What you need to do> All of the data that follows should be retyped exactly, please, except the pictures.

Source excerpt>
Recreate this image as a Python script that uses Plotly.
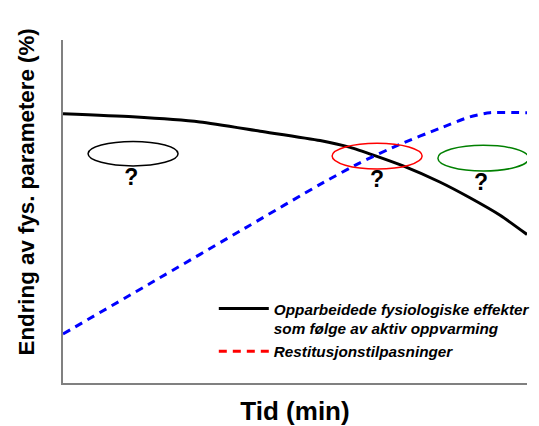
import plotly.graph_objects as go

# Time axis (arbitrary units 0-100) and effect values (arbitrary units 0-100)
time_black = [0, 15, 29.5, 42.5, 55.4, 61.9, 67.2, 73.3, 81.2, 87.7, 94.2, 100]
effect_black = [78.5, 77.6, 76.1, 73.4, 70.7, 68.7, 66.3, 63.3, 58.6, 54.0, 48.9, 43.3]

time_blue = [0, 18.75, 40.3, 55.4, 64.0, 72.6, 81.3, 87.7, 92.0, 100]
effect_blue = [14.3, 29.0, 46.0, 57.9, 64.2, 69.6, 74.3, 77.6, 78.8, 78.8]

# Ellipses (x0, x1, y0, y1, colour) and question marks
ellipses = [
    (5.4, 24.8, 63.3, 70.4, "black"),
    (58.0, 77.4, 62.4, 69.9, "red"),
    (80.8, 100.4, 61.8, 69.3, "green"),
]
q_x = [14.7, 67.7, 90.1]
q_y = [59.4, 58.7, 57.9]

name_black = "<b><i>Opparbeidede fysiologiske effekter<br>som følge av aktiv oppvarming</i></b>"
name_red = "<b><i>Restitusjonstilpasninger</i></b>"
x_title = "<b>Tid (min)</b>"
y_title = "<b>Endring av fys. parametere (%)</b>"

fig = go.Figure()
fig.add_trace(go.Scatter(x=time_black, y=effect_black, mode="lines",
                         line=dict(color="black", width=3, shape="spline", smoothing=0.6),
                         name=name_black))
fig.add_trace(go.Scatter(x=time_blue, y=effect_blue, mode="lines",
                         line=dict(color="#0000ff", width=3, dash="8px,6px", shape="spline", smoothing=0.6),
                         showlegend=False))
# legend-only entry for the red dashed series
fig.add_trace(go.Scatter(x=[None], y=[None], mode="lines",
                         line=dict(color="red", width=3, dash="8px,6px"),
                         name=name_red))

for x0, x1, y0, y1, c in ellipses:
    fig.add_shape(type="circle", xref="x", yref="y", x0=x0, x1=x1, y0=y0, y1=y1,
                  line=dict(color=c, width=1.5), layer="above")

fig.add_trace(go.Scatter(x=q_x, y=q_y, mode="text", text=["<b>?</b>"] * 3,
                         textfont=dict(size=23, color="black", family="Liberation Sans, Arial"),
                         showlegend=False, hoverinfo="skip", cliponaxis=False))

fig.add_annotation(text=y_title, xref="paper", yref="paper", x=-0.078, y=0.558,
                   xanchor="center", yanchor="middle", textangle=-90, showarrow=False,
                   font=dict(size=22.3, color="black"))

fig.update_layout(
    width=531, height=418,
    margin=dict(l=55, r=12, t=32, b=43, autoexpand=False),
    paper_bgcolor="white", plot_bgcolor="white",
    font=dict(family="Liberation Sans, Arial", color="black"),
    showlegend=True,
    legend=dict(x=0.325, y=0.265, xanchor="left", yanchor="top",
                bgcolor="rgba(0,0,0,0)", font=dict(size=15.3),
                valign="top", tracegroupgap=0, itemwidth=50),
)
fig.update_xaxes(range=[0, 100], showgrid=False, zeroline=False, showticklabels=False,
                 ticks="", showline=True, linecolor="#808080", linewidth=2, automargin=False,
                 title=dict(text=x_title, font=dict(size=26), standoff=27))
fig.update_yaxes(range=[0, 100], showgrid=False, zeroline=False, showticklabels=False,
                 ticks="", showline=True, linecolor="#808080", linewidth=2, automargin=False)

fig.write_html("out.html")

Problem solution>
Recreate this image as a Python script that uses Plotly.
import plotly.graph_objects as go

# Time axis (arbitrary units 0-100) and effect values (arbitrary units 0-100)
time_black = [0, 15, 29.5, 42.5, 55.4, 61.9, 67.2, 73.3, 81.2, 87.7, 94.2, 100]
effect_black = [78.5, 77.6, 76.1, 73.4, 70.7, 68.7, 66.3, 63.3, 58.6, 54.0, 48.9, 43.3]

time_blue = [0, 18.75, 40.3, 55.4, 64.0, 72.6, 81.3, 87.7, 92.0, 100]
effect_blue = [14.3, 29.0, 46.0, 57.9, 64.2, 69.6, 74.3, 77.6, 78.8, 78.8]

# Ellipses (x0, x1, y0, y1, colour) and question marks
ellipses = [
    (5.4, 24.8, 63.3, 70.4, "black"),
    (58.0, 77.4, 62.4, 69.9, "red"),
    (80.8, 100.4, 61.8, 69.3, "green"),
]
q_x = [14.7, 67.7, 90.1]
q_y = [59.4, 58.7, 57.9]

name_black = "<b><i>Opparbeidede fysiologiske effekter<br>som følge av aktiv oppvarming</i></b>"
name_red = "<b><i>Restitusjonstilpasninger</i></b>"
x_title = "<b>Tid (min)</b>"
y_title = "<b>Endring av fys. parametere (%)</b>"

fig = go.Figure()
fig.add_trace(go.Scatter(x=time_black, y=effect_black, mode="lines",
                         line=dict(color="black", width=3, shape="spline", smoothing=0.6),
                         name=name_black))
fig.add_trace(go.Scatter(x=time_blue, y=effect_blue, mode="lines",
                         line=dict(color="#0000ff", width=3, dash="8px,6px", shape="spline", smoothing=0.6),
                         showlegend=False))
# legend-only entry for the red dashed series
fig.add_trace(go.Scatter(x=[None], y=[None], mode="lines",
                         line=dict(color="red", width=3, dash="8px,6px"),
                         name=name_red))

for x0, x1, y0, y1, c in ellipses:
    fig.add_shape(type="circle", xref="x", yref="y", x0=x0, x1=x1, y0=y0, y1=y1,
                  line=dict(color=c, width=1.5), layer="above")

fig.add_trace(go.Scatter(x=q_x, y=q_y, mode="text", text=["<b>?</b>"] * 3,
                         textfont=dict(size=23, color="black", family="Liberation Sans, Arial"),
                         showlegend=False, hoverinfo="skip", cliponaxis=False))

fig.add_annotation(text=y_title, xref="paper", yref="paper", x=-0.078, y=0.558,
                   xanchor="center", yanchor="middle", textangle=-90, showarrow=False,
                   font=dict(size=22.3, color="black"))

fig.update_layout(
    width=531, height=418,
    margin=dict(l=55, r=12, t=32, b=43, autoexpand=False),
    paper_bgcolor="white", plot_bgcolor="white",
    font=dict(family="Liberation Sans, Arial", color="black"),
    showlegend=True,
    legend=dict(x=0.325, y=0.265, xanchor="left", yanchor="top",
                bgcolor="rgba(0,0,0,0)", font=dict(size=15.3),
                valign="top", tracegroupgap=0, itemwidth=50),
)
fig.update_xaxes(range=[0, 100], showgrid=False, zeroline=False, showticklabels=False,
                 ticks="", showline=True, linecolor="#808080", linewidth=2, automargin=False,
                 title=dict(text=x_title, font=dict(size=26), standoff=27))
fig.update_yaxes(range=[0, 100], showgrid=False, zeroline=False, showticklabels=False,
                 ticks="", showline=True, linecolor="#808080", linewidth=2, automargin=False)

fig.write_html("out.html")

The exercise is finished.